Witches and creatures and sorcerers will be conjured through music rather than words and images when the Warren Philharmonic Orchestra opens its 2012-13 season.

Conductor and Music Director Susan Davenny Wyner said there were plenty of choices in the classical repertoire for assembling a program built around the Halloween season.

''So many composers love the process of telling stories,'' Wyner said. ''The great ones were fascinated by that exchange between dramatic text and what music can bring to it.''

The selections range from the familiar - like Dukas' ''The Sorcerer's Apprentice,'' prominently featured in Walt Disney's ''Fantasia'' - to the less well-known - Dvorak's ''The Noon Witch.'' It tells the story of a witch that preys on misbehaving children.

'''The Noon Witch' is not very often performed,'' Wyner said. ''It's kind of a grim story that was very in vogue in Europe, but not here. But the way he used the orchestra is just fabulous.''

Also on the program will be Rossini's ''The Thieving Magpie Overture,'' Beethoven's ''Creatures of Prometheus Overture,'' Mussorgsky's ''Night on Bald Mountain,'' Debussy's ''The Little Shepherd & Golliwog's Cakewalk'' and Stravinsky's ''Circus Polka.''

Fact Box

When You?Go

WHAT: ''Halloween Spectacular'' - Warren Philharmonic Orchestra, Susan Davenny Wyner, conductor.

WHEN: 3 p.m. Sunday

WHERE: Christ Episcopal Church, 2627 Atlantic St.

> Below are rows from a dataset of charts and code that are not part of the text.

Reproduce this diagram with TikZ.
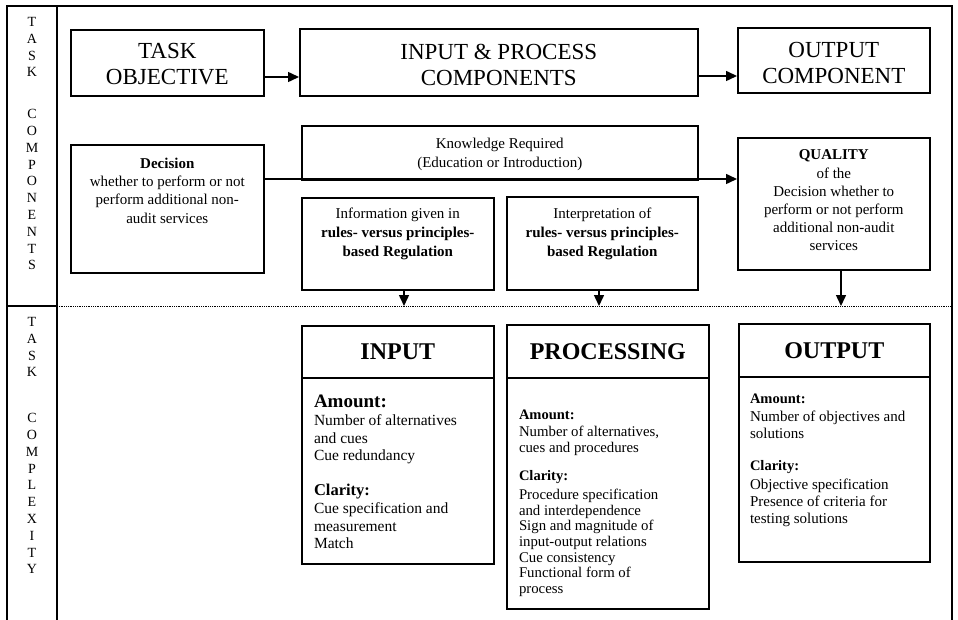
\documentclass[tikz,border=0pt]{standalone}
\usepackage{fontspec}
\setmainfont{Liberation Serif}
\usetikzlibrary{arrows.meta}
\newcommand\fsz[2]{\fontsize{#1}{#2}\selectfont}
\begin{document}
\begin{tikzpicture}[x=1pt,y=-1pt,
  box/.style={draw, line width=1.6pt, inner sep=0pt, anchor=north west},
  arr/.style={line width=1.5pt, -{Triangle[length=11pt,width=10pt]}},
  frameline/.style={line width=1.4pt},
  txt/.style={inner sep=0pt, outer sep=0pt},
  sidetxt/.style={txt, anchor=north, align=center, font=\fsz{14}{16.8}},
  headtxt/.style={txt, anchor=north, align=center, font=\fsz{23}{26}},
  midtxt/.style={txt, anchor=north, align=center, font=\fsz{15}{19}},
  bodyhead/.style={font=\fsz{24}{24}\bfseries},
]
\useasboundingbox (0,0) rectangle (958,620);

% outer frame, side column and the split between the two bands
\draw[frameline] (7,620) -- (7,6) -- (952,6) -- (952,620);
\draw[frameline] (57,6) -- (57,620);
\draw[frameline] (7,306) -- (57,306);
\draw[line width=0.9pt, dash pattern=on 1pt off 0.8pt] (57,306) -- (952,306);

% side labels
\node[sidetxt] (lt1) at (32,17.4) {T\\A\\S\\K};
\node[sidetxt] (lt2) at (32,109.4) {C\\O\\M\\P\\O\\N\\E\\N\\T\\S};
\node[sidetxt] (lb1) at (32,317.4) {T\\A\\S\\K};
\node[sidetxt] (lb2) at (32,413.4) {C\\O\\M\\P\\L\\E\\X\\I\\T\\Y};

% ---- task components band ----
\node[box, minimum width=193pt, minimum height=66pt] (taskobj) at (70,29) {};
\node[headtxt] (taskobj-t) at (taskobj.north |- 0,43.4) {TASK\\OBJECTIVE};
\node[box, minimum width=398pt, minimum height=67pt] (inproc) at (299,28) {};
\node[headtxt] (inproc-t) at (inproc.north |- 0,44.4) {INPUT \& PROCESS\\COMPONENTS};
\node[box, minimum width=192pt, minimum height=65pt] (outcomp) at (737,27) {};
\node[headtxt] (outcomp-t) at (outcomp.north |- 0,42.4) {OUTPUT\\COMPONENT};

\node[box, minimum width=193pt, minimum height=128pt] (decision) at (70,144) {};
\node[txt, anchor=north, align=center, font=\fsz{15}{18.3}] (decision-t) at (decision.north |- 0,157.8)
  {\textbf{Decision}\\whether to perform or not\\perform additional non-\\audit services};

\node[box, minimum width=396pt, minimum height=54pt] (knowledge) at (301,125) {};
\node[midtxt] (knowledge-t) at (knowledge.north |- 0,137.8) {Knowledge Required\\(Education or Introduction)};

\node[box, minimum width=192pt, minimum height=92pt] (info) at (301,197) {};
\node[midtxt] (info-t) at (info.north |- 0,207.8)
  {Information given in\\\textbf{rules- versus principles-}\\\textbf{based Regulation}};
\node[box, minimum width=191pt, minimum height=93pt] (interp) at (506,196) {};
\node[midtxt] (interp-t) at (interp.north |- 0,207.8)
  {Interpretation of\\\textbf{rules- versus principles-}\\\textbf{based Regulation}};

\node[box, minimum width=192pt, minimum height=132pt] (quality) at (737,137) {};
\node[txt, anchor=north, align=center, font=\fsz{15}{18.2}] (quality-t) at (quality.north |- 0,150)
  {\textbf{QUALITY}\\of the\\Decision whether to\\perform or not perform\\additional non-audit\\services};

% connectors
\draw[arr] (taskobj.east |- 0,77) -- (inproc.west |- 0,77);
\draw[arr] (inproc.east |- 0,76) -- (outcomp.west |- 0,76);
\draw[arr] (decision.east |- 0,179) -- (quality.west |- 0,179);
\coordinate (infoend) at (404,306);
\coordinate (interpend) at (599,306);
\coordinate (qualityend) at (841,306);
\draw[arr] (info.south -| infoend) -- (infoend);
\draw[arr] (interp.south -| interpend) -- (interpend);
\draw[arr] (quality.south -| qualityend) -- (qualityend);

% ---- task complexity band ----
\node[box, minimum width=192pt, minimum height=52pt, bodyhead] (inhead) at (301,325) {INPUT};
\node[box, minimum width=192pt, minimum height=186pt] (inbody) at (301,377) {};
\node[txt, anchor=west, font=\fsz{19}{19}\bfseries] (in-a) at (314,401) {Amount:};
\node[txt, anchor=north west, align=left, font=\fsz{15.5}{17.5}] (in-ab) at (314,414.6)
  {Number of alternatives\\and cues\\Cue redundancy};
\node[txt, anchor=west, font=\fsz{16.5}{16.5}\bfseries] (in-c) at (314,492) {Clarity:};
\node[txt, anchor=north west, align=left, font=\fsz{15.5}{17.5}] (in-cb) at (314,502.6)
  {Cue specification and\\measurement\\Match};

\node[box, minimum width=202pt, minimum height=53pt, bodyhead] (prhead) at (506,324) {PROCESSING};
\node[box, minimum width=202pt, minimum height=231pt] (prbody) at (506,377) {};
\node[txt, anchor=west, font=\fsz{14.5}{14.5}\bfseries] (pr-a) at (519,415) {Amount:};
\node[txt, anchor=north west, align=left, font=\fsz{14.8}{15.7}] (pr-ab) at (519,426)
  {Number of alternatives,\\cues and procedures};
\node[txt, anchor=west, font=\fsz{14.5}{14.5}\bfseries] (pr-c) at (519,477) {Clarity:};
\node[txt, anchor=north west, align=left, font=\fsz{14.8}{15.7}] (pr-cb) at (519,489)
  {Procedure specification\\and interdependence\\Sign and magnitude of\\input-output relations\\Cue consistency\\Functional form of\\process};

\node[box, minimum width=191pt, minimum height=53pt, bodyhead] (outhead) at (738,323) {OUTPUT};
\node[box, minimum width=191pt, minimum height=185pt] (outbody) at (738,376) {};
\node[txt, anchor=west, font=\fsz{14.5}{14.5}\bfseries] (out-a) at (750,399) {Amount:};
\node[txt, anchor=north west, align=left, font=\fsz{15}{17}] (out-ab) at (750,410.7)
  {Number of objectives and\\solutions};
\node[txt, anchor=west, font=\fsz{14.5}{14.5}\bfseries] (out-c) at (750,467) {Clarity:};
\node[txt, anchor=north west, align=left, font=\fsz{15}{17}] (out-cb) at (750,478.7)
  {Objective specification\\Presence of criteria for\\testing solutions};
\end{tikzpicture}
\end{document}
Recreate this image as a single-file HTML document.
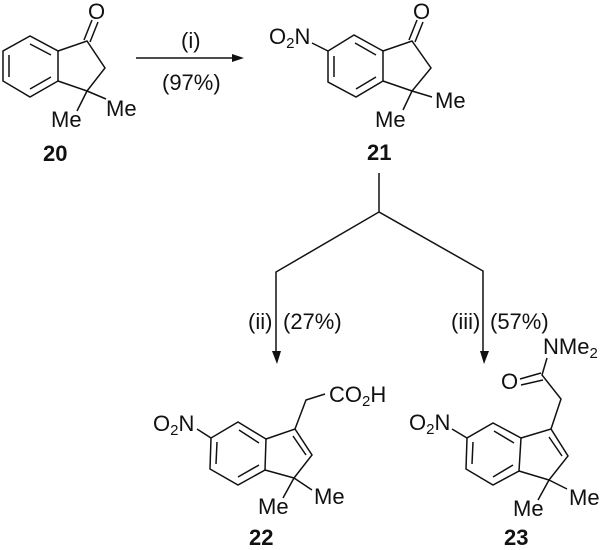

N.E., Warren

HOW MUCH: $27.50 adults, $25 senior citizens, $12 students ages 13-21 and free for children ages 12 and younger.

2012-13 SEASON: Sunday's concert is the first of two performances by the Warren Philharmonic Orchestra, which also will perform April 7, 2013, with organist Todd Wilson. Season tickets are $50 for adults, $45 for senior citizens and $25 for students. For tickets or more information, call 330-399-3606.

''These are short pieces, but they've got content and have surprises that the audience will love and the musicians love to play,'' she said.

Wyner, who has been the conductor of the orchestra since 1999, said the skill of those musicians gives her the freedom to pick whatever music works best in the program.

''This orchestra has marvelous players,'' she said. ''They are the real stars in the sense that these are musicians who could play in any orchestra in this country. It's a treat because I never feel there are things I can't program.''

Sunday's opening performance also will serve as the orchestra's annual family concert. The ensemble will play an abbreviated version of the program on Friday for area schoolchildren in two daytime concerts at Lakeview High School. The public performance will include an instrument petting zoo, which will allow children to get an up-close look at the tools of the orchestral trade.

And the winning entries in the orchestra's ''Art in Music'' contest will be displayed. Wyner selects classical works and makes CDs for area teachers, who let the music inspire their students artistically.

''The children always come up with some wonderful pictures,'' Wyner said.